By way of factual background, New Zealand’s debt-to-GDP ratio is low compared to that of most other OECD countries and there are lenders who would like to hold more New Zealand government debt given the quality of the country’s fiscal management and low debt levels.
Offsetting this is that were there another international financial crisis, low debt would ease New Zealand through, as happened after the Global Financial Crisis when New Zealand borrowed almost an extra 20 percent of annual GDP. We need to keep our public debt low because of the very high private debt some of which will be covered by public bailouts in a financial crisis. Similarly there is a need to provide for physical shocks such as earthquakes, for which the private sector cannot always provide well.
Aside from these considerations, borrowing imposes a charge on future generations. Morality suggests a country should not fund a consumer binge now to be paid for by its children and grandchildren; that public borrowing should normally be only for investment which will generate later benefits to the New Zealanders who will pay the debt servicing. That would include commercial investment with long-term financial returns (such as housing) and infrastructure which does not generate a direct commercial return. It may also make sense to include spending on environmental enhancement (like towards a pest-free New Zealand) which adds to future generations’ wellbeing even if it does not add to its material output.
However, it is difficult to infer from the current format of the government’s financial statements to what extent we are doing this. The statement of cash flows provides some relevant information but its emphasis is upon cash flows going in and out of the government’s bank accounts, rather than the nature and purpose of the expenditure, which ought to be at the centre of major public debate.
This leads to the conclusion that we need additional disclosures within the Public Accounts which reflects the economic purposes of a government, albeit without undermining the accounting practices developed over the last four decades. I illustrate as follows, acknowledging that a group of experts, sympathetic to the need for transparent purpose-driven measures, may come up with a different scheme.
I identify four main economic purposes of a modern government. It invests in the future, it redistributes income, it provides collective services and it provides personal services which the market otherwise delivers poorly. Slightly different from Musgrave’s branches but we are on the same page.
Additionally, the government does not only raise revenue to enable its spending. Much tax also has other purposes such as to redistribute income and to discourage poor-quality private spending. Where taxes are for such purposes they should be shown along with the spending. Examples are given below.
This all suggests there should be four additional sub-statements to go alongside the existing financial statements.
An investment activities statement which would show government investment spending including (net) interest payments on debt. Offsetting revenue would include motoring levies and (net) borrowings.
The social transfer activities statement which would show social security and other benefits as outgoings offset by ACC levies and revenue from income tax accruing above the base rate (currently 10.5 percent).

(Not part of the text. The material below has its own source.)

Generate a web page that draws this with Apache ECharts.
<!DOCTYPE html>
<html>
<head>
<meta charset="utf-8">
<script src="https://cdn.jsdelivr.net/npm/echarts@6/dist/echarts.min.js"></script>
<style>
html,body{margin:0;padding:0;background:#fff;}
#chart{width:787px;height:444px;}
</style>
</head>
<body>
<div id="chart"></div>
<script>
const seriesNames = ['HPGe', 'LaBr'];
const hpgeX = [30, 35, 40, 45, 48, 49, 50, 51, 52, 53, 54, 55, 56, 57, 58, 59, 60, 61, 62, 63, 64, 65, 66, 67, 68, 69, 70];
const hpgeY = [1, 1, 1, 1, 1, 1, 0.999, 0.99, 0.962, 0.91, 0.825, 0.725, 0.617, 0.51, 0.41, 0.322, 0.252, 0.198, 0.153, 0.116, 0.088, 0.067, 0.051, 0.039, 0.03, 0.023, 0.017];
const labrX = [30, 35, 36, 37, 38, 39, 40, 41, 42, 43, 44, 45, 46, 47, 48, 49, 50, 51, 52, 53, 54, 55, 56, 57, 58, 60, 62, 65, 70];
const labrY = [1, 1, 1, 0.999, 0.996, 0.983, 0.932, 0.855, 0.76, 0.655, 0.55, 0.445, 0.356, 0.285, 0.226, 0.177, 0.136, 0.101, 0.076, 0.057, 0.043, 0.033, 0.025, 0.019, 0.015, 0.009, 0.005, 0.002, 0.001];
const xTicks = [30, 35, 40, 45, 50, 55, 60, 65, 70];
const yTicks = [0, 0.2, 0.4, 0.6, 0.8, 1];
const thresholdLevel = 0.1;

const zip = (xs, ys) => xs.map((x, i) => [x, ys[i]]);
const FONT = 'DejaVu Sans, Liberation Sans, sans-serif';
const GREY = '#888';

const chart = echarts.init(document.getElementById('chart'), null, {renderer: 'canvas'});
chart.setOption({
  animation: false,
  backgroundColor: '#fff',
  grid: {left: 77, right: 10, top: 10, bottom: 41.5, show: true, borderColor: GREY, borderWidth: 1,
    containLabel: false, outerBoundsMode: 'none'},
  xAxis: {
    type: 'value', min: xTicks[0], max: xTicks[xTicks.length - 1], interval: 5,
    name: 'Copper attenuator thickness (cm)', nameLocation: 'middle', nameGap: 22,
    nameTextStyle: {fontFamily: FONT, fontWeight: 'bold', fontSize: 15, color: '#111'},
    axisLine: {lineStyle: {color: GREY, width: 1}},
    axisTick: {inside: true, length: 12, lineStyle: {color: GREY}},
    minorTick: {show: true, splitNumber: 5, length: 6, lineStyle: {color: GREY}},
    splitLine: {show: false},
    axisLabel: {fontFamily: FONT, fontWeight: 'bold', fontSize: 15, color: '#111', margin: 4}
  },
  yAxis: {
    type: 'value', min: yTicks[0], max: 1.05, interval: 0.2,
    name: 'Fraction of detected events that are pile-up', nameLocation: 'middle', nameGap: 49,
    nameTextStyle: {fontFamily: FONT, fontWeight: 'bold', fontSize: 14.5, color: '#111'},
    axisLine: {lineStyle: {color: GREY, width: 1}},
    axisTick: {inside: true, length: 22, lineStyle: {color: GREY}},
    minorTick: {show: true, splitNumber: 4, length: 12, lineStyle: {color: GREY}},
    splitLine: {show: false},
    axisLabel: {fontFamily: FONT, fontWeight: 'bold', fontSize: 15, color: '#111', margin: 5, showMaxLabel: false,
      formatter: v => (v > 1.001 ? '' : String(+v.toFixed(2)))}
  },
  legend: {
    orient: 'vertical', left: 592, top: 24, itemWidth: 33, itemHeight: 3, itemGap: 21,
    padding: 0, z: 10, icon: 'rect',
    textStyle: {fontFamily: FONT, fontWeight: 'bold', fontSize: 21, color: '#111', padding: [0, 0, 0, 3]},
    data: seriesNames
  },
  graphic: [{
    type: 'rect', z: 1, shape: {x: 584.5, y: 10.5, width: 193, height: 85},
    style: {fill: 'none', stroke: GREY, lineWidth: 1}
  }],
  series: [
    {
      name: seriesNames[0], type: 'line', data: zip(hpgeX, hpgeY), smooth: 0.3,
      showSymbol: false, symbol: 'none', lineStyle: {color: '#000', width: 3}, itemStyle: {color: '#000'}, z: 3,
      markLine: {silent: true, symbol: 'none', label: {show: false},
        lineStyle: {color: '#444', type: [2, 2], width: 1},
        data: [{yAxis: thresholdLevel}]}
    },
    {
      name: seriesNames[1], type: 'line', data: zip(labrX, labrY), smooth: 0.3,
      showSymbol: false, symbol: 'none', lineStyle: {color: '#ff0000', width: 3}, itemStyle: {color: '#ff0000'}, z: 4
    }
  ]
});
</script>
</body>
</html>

The third statement would cover the government’s activities in providing collective services (such as core administration, defence, the environment and justice), and the fourth statement the government’s activities in providing personal services (such as education, health and legal aid). The fourth account would include excise duties from alcohol and tobacco.
This fourfold division is schematic and there is much devil in the details. By focusing on the broad purposes of government fiscal activity – investment, redistribution, providing services which the private market does badly, providing services which the market cannot do at all – it would frame the current fiscal debate in a more constructive way than today’s approach of lumping everything together.

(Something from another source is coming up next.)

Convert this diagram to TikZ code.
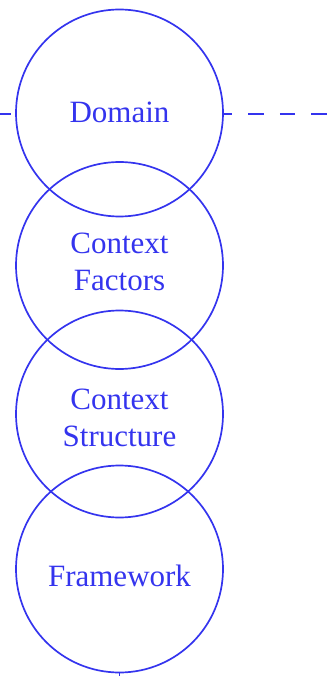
\documentclass[tikz,border=0pt]{standalone}
\usepackage{fontspec}
\setmainfont{Liberation Serif}
\definecolor{ink}{RGB}{52,52,238}
\begin{document}
\begin{tikzpicture}[x=1pt,y=1pt,
  ring/.style={circle, draw=ink, line width=1.7pt, minimum size=207pt,
    inner sep=0pt},
  lbl/.style={anchor=north, inner sep=0pt, text=ink, align=center,
    font=\fontsize{31}{36.5}\selectfont},
  guide/.style={draw=ink, line width=1.3pt, dash pattern=on 15.5pt off 16pt}]
  \useasboundingbox (0,0) rectangle (334,-676);

  % stacked, overlapping circles
  \node[ring] (dom) at (119.5,-113)   {};
  \node[ring] (fac) at (119.5,-265.5) {};
  \node[ring] (str) at (119.5,-414)   {};
  \node[ring] (fw)  at (119.5,-569)   {};

  % circle labels, placed by the top of their first line
  \node[lbl] (domT) at (119.5,-101.5) {Domain};
  \node[lbl] (facT) at (119.5,-233)   {Context\\Factors};
  \node[lbl] (strT) at (119.5,-389)   {Context\\Structure};
  \node[lbl] (fwT)  at (119.5,-565)   {Framework};

  % horizontal dashed guide through the top circle
  \coordinate (gl) at (0,-114);
  \coordinate (gr) at (334,-114);
  \draw[guide, dash phase=5pt] (gl) -- (dom.west |- gl);
  \draw[guide, dash phase=7pt] (dom.east |- gr) -- (gr);

  % short lead leaving the bottom circle
  \coordinate (bt) at (fw.south |- 0,-676);
  \draw[ink, line width=1pt] (fw.south) -- (bt);
\end{tikzpicture}
\end{document}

There would to be a fifth ‘reconciliation’ statement which would show the net spending of each of the divisions and the funding from taxation whose main purpose was revenue raising and any other source not elsewhere included. A critical element of the exercise is to keep the statements sufficiently simple that members of the public would be able to follow them.
Identifying the various fiscal functions of the state offers a different framework from grudging neoliberal minimalism. Instead it recognises that fiscal policy has the potential of making positive (indeed creative) contributions to the public’s wellbeing.
Intriguingly, the May 2018 budget promised to make greater use of the Treasury ‘four wellbeings’ framework, for 2019. Unless the Treasury adapts its financial statements to include a set which aligns with its wellbeing framework the exercise will be pointless.
It may be that the Ardern-Peters-Robertson Government looks (mildly) Austerian because the accounting system, the parliamentary framework and the public rhetoric shape both perceptions of it and the way it operates. Providing a more purpose-driven presentation of the government finances would be a step towards its being, as promised, ‘transformative’.
This briefing has been markedly improved following discussions with Dr Don Gilling, a retired professor of accounting and finance. However its eccentricities and errors remain mine.